The president of the Patrolmen's Benevolent Assn., Patrick Lynch, defended the officers' actions during Liu's funeral, which drew thousands of police from across the country. 

“We have a right to have our opinion heard like everyone else that protests out in the city,” Lynch told reporters after the service ended. "We did it respectfully out here in the street, not inside the church, not during the service.”

Ed Mullins, president of the Sergeants Benevolent Assn., said Monday on Fox's "Good Day New York" that he understood Bratton's position but that the commissioner's memo appealing for a halt to police protests at the funerals had "almost infuriated the rank and file." Many policemen felt that Bratton was doing the mayor's "bidding," Mullins said.
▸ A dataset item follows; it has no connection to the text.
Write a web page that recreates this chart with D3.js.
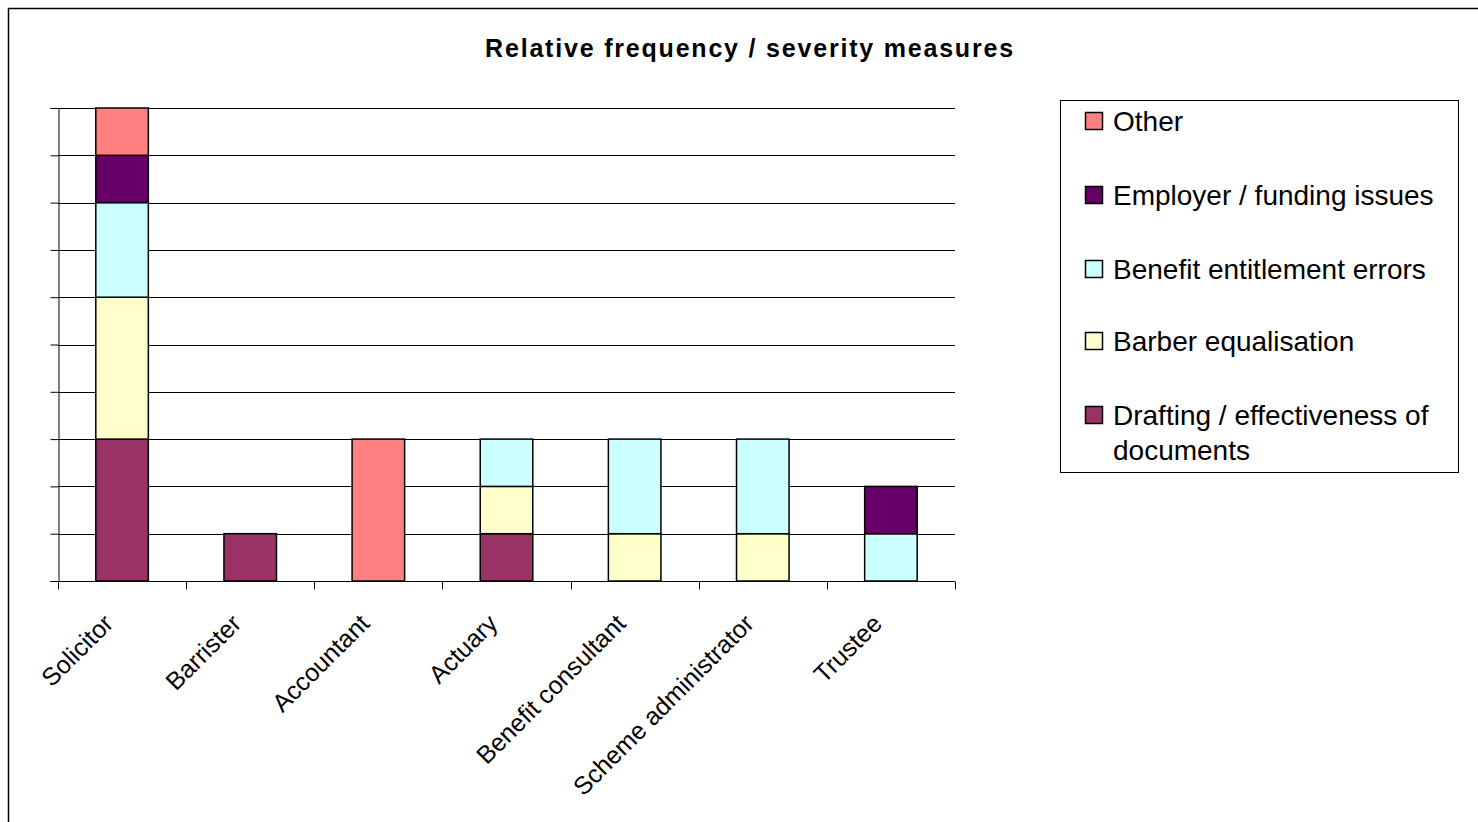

There has long been tension between the police unions and the mayor's office over issues that include contracts and retirement plans, but differences came to a head last July after protests erupted following the death of an unarmed  man, Eric Garner, during a scuffle with police on Staten Island.

As the protests continued through the summer and fall, police accused De Blasio of indulging demonstrators and not supporting the police department, which De Blasio vowed to reform when he took office last January. 

After Liu and Ramos were killed, Lynch blamed De Blasio in part for the ambush, saying the mayor had ushered in a climate of hostility toward officers. 

Lynch said a meeting held last month with De Blasio to try to alleviate tensions did not resolve the problems. De Blasio, though, said Monday that he thought the meeting was "productive" because it included a "straightforward dialogue" about the issue of officer safety.

"I don't think we went into the room expecting instant resolution," he said.

Neither side has said what comes next.